L'objectif de cette émission audio disponible sur toutes les plateformes en ligne de Podcast est d'ouvrir au grand public les portes d'un univers d'ordinaire plutôt secrets, dans le but de donner à réfléchir à des questions qui nous concernent tous, quelles soient politiques, géopolitiques, économiques ou plus largement sociétales.
Dans ce nouvel épisode, nous avons rendez-vous avec le chef de corps du lycée militaire de Aix-en-Provence. Cet ancien membre des forces spéciales est désormais à la tête de cet établissement qui forme des lycéens mais aussi des étudiants en classe préparatoire pour intégrer les écoles d'officier.
Présentation
Le Colonel Christophe Lhomme a plus de trente années de carrière. Ses premiers pas dans l’univers militaire ont commencé en 1987 dans ce lycée d’Aix-en-Provence qu’il commande aujourd’hui depuis deux ans.

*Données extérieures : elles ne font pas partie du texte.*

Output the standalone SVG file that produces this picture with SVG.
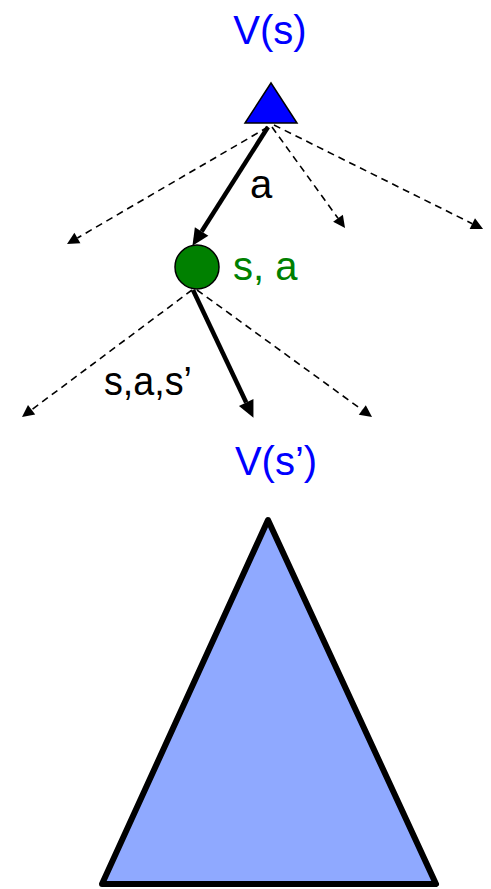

Du lycée militaire aux forces spéciales
Après trois ans de classe préparatoire, il intègre la promotion Général Guillaume de l’école de Saint-Cyr avec l’option lettres et relations internationales. Entouré dans sa famille de commando et de forces spéciales, avec un père et un oncle nageurs de combat dans le Commando Hubert, ainsi que deux frères dans les services secret et GIGN, c’est tout naturellement qu’il se dirige vers l’infanterie. Il débute au 110e régiment d’infanterie (aujourd’hui dissous), au sein de la brigade franco-allemande. L’officier qui a toujours été attiré par les relations internationales, a ainsi démarré à l’étranger, un « positionnement qui m’a suivi pendant toute ma carrière », indique-t-il.

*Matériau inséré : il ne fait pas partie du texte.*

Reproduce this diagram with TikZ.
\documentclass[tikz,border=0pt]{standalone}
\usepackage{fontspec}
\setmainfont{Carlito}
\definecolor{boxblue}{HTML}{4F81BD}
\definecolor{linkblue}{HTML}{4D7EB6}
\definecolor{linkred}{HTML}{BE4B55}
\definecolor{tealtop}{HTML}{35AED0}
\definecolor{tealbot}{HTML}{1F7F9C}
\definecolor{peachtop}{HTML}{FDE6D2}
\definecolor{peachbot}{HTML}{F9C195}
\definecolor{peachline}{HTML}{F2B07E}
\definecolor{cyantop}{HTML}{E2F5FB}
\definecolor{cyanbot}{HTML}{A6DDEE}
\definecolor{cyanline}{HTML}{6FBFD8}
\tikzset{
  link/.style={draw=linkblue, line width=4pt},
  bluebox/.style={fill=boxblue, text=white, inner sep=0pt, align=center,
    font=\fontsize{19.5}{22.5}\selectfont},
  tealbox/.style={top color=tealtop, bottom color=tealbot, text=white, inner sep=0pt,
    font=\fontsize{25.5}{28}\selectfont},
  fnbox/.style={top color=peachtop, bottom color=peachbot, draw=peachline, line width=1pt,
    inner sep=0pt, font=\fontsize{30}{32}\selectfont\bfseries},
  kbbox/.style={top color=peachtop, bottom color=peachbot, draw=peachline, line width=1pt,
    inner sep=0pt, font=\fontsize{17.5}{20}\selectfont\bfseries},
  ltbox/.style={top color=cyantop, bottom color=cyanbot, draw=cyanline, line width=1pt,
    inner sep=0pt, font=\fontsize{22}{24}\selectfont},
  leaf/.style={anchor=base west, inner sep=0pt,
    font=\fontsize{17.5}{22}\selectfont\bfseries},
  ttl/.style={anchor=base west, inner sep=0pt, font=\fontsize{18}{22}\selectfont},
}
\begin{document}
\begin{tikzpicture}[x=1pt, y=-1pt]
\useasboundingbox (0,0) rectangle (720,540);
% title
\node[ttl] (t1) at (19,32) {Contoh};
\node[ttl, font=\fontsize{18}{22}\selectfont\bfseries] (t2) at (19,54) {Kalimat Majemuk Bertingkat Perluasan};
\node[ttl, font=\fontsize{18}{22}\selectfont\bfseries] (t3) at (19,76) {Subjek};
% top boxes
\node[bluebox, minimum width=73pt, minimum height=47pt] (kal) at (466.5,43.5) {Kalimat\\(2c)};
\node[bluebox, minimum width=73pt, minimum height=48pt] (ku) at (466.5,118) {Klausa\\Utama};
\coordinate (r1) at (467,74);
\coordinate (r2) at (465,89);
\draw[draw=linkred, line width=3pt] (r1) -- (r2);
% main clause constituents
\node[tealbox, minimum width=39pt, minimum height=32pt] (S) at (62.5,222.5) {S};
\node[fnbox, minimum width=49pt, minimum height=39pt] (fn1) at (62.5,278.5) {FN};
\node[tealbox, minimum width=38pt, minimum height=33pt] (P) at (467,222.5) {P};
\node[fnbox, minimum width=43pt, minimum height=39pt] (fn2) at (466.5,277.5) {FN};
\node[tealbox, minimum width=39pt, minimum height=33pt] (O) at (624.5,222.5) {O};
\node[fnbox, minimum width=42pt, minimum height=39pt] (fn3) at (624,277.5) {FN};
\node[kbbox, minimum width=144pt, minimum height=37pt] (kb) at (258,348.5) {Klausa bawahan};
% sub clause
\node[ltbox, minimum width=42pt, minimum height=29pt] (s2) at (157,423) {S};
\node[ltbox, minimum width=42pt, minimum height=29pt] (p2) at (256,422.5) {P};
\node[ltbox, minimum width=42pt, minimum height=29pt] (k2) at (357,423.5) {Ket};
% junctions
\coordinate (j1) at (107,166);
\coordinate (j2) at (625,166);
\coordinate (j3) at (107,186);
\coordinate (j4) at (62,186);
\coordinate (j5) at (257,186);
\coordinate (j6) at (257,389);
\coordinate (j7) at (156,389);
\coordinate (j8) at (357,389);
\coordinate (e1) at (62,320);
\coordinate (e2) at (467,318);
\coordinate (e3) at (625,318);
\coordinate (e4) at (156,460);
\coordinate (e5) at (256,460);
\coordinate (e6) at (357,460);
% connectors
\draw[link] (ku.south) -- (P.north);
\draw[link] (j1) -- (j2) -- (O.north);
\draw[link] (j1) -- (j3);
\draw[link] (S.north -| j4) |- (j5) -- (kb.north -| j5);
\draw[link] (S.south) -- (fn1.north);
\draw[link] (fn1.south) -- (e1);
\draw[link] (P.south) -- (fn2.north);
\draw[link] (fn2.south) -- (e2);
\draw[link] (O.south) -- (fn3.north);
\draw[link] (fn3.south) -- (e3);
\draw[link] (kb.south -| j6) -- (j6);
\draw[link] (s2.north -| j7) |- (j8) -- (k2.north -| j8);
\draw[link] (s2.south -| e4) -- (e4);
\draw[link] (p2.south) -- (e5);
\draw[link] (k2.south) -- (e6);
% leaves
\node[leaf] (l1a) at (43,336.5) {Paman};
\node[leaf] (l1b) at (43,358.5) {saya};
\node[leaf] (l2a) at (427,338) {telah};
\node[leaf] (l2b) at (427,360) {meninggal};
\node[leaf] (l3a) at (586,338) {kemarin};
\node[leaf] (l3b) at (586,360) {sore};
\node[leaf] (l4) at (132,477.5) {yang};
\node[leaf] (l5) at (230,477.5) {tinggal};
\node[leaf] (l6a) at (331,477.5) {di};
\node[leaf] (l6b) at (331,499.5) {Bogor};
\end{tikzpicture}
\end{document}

Après plusieurs opérations extérieures en Guyane et en Bosnie, il souhaite rejoindre les forces spéciales. « J’ai eu la chance d’être accepté au 1er RPIMA », se réjouit l’officier qui y passera trois années à la citadelle de Bayonne, « sans doute les plus belles de ma carrière d’un point de vue opérationnel. » De nombreuses Opex et sa réussite au stage Rapace lui ont ouvert les portes « d’un univers que j’ai beaucoup apprécié et dans lequel je serai bien resté ». Toutefois en tant qu’officier, il est « rattrapé par les études et l’école de Guerre » pour évoluer dans sa carrière, et quitte le 1e RPIMA pour préparer le concours, qu’il réussit.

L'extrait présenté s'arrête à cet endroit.